After China's Central Economic Work Conference last month listed property destocking as one of the country's five main structural reforms in 2016, public attention has been increasingly focused on the issue. Dissolving inventories of unsold property is a pressing and necessary task, as it could help boost economic growth and resolve potential economic and financial risks.

Many third- and fourth-tier cities have blindly followed the development model of first- and second-tier cities. This, coupled with the expansion by large property developers into lower-tier cities, led to both a rise in prices and a severe oversupply of residential properties.

For properties that rely heavily on loans, especially bank loans, if they remain in the stock backlog for too long they can trigger financial risks such as bad debts in the banking system.

To successfully accomplish the goal of destocking, the process must be accompanied by effective measures. There are various suggestions for solving the destocking problem, many of which are undeniably instructive. But I have my doubts about some of the suggestions, two in particular.

One suggestion was for the government to buy unsold property in cities rather than starting new affordable housing projects. The other was to dissolve inventories by encouraging migrant workers and farmers to purchase homes.

If the government was to purchase housing to use it as part of the affordable housing program, it would mainly have the effect of boosting the property market, and developers would be the biggest beneficiaries, as public funds would be used to pay them. Such purchases would also give the government officials who are in charge of these practices unprecedented power to decide which property to buy and at what price, and there is a serious risk that this could lead to corruption.

We should learn from the hard lesson of insider trading and severe corruption by government officials and senior executives at securities companies that was exposed following the stock market rescue last year.

It would also be futile to try to persuade farmers and migrant workers to buy up the unsold properties, as they simply can't afford the excessively high prices. Many of these people have average annual incomes below 10,000 yuan ($1,543).

Even though the government could come up with various forms of subsidies and tax cuts, the total effect would not be enough to make up the difference between high property prices and farmers' limited purchasing power. The farmers and migrant workers would have to raise loans that they would then be paying back for the rest of their lifetime or even longer.

One thing we have to clarify is that the property destocking effort will require marketized methods rather than administrative measures. Blind interventions by the government in the past have contributed to the current situation in the Chinese property market, so the government should avoid repeating the same mistakes.

In light of the relationship between supply and demand, the best solution for destocking is cutting property prices.

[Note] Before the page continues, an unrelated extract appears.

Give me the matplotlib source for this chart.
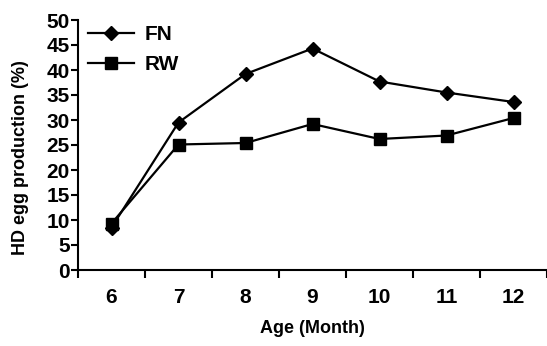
import matplotlib.pyplot as plt
from matplotlib.ticker import MultipleLocator

plt.rcParams['font.family'] = ['Liberation Sans', 'DejaVu Sans']
plt.rcParams['font.weight'] = 'bold'
plt.rcParams['axes.labelweight'] = 'bold'

months = [6, 7, 8, 9, 10, 11, 12]
fn = [8.5, 29.5, 39.2, 44.3, 37.7, 35.5, 33.6]
rw = [9.3, 25.1, 25.4, 29.2, 26.2, 26.9, 30.4]

fig = plt.figure(figsize=(5.47, 3.46), dpi=100)
ax = fig.add_axes([78 / 547, 76 / 346, 469 / 547, 250 / 346])

ax.plot(months, fn, color='black', lw=1.6, marker='D', ms=7, label='FN')
ax.plot(months, rw, color='black', lw=1.6, marker='s', ms=9, label='RW')

ax.set_xlim(5.5, 12.5)
ax.set_ylim(0, 50)
ax.set_xticks(months)
ax.xaxis.set_minor_locator(MultipleLocator(1, offset=0.5))
ax.yaxis.set_major_locator(MultipleLocator(5))
ax.tick_params(axis='x', which='major', length=0, pad=13, labelsize=15)
ax.tick_params(axis='x', which='minor', length=6, width=1.5)
ax.tick_params(axis='y', length=5, width=1.5, pad=1, labelsize=15)
for s in ['top', 'right']:
    ax.spines[s].set_visible(False)
for s in ['left', 'bottom']:
    ax.spines[s].set_linewidth(1.5)

ax.set_xlabel('Age (Month)', fontsize=13, labelpad=9)
ax.set_ylabel('HD egg production (%)', fontsize=13)
ax.yaxis.set_label_coords(-0.105, 0.45)

ax.legend(loc='upper left', frameon=False, fontsize=15, handlelength=2.2,
          handletextpad=0.5, borderaxespad=0.1, labelspacing=0.5,
          bbox_to_anchor=(0.0, 1.02))

fig.savefig('out.png', dpi=100)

Some might say that would mean property developers losing money. But this would be quite natural as it is very difficult to always gain profits.

And developers could hold on to their stock if they don't want to lose money, but only if they can pay back their loans.

Administrative measures that are intended to support property prices are futile. The only way to digest property inventories in China is by sticking to market rules and reducing property prices.

The author is a financial commentator.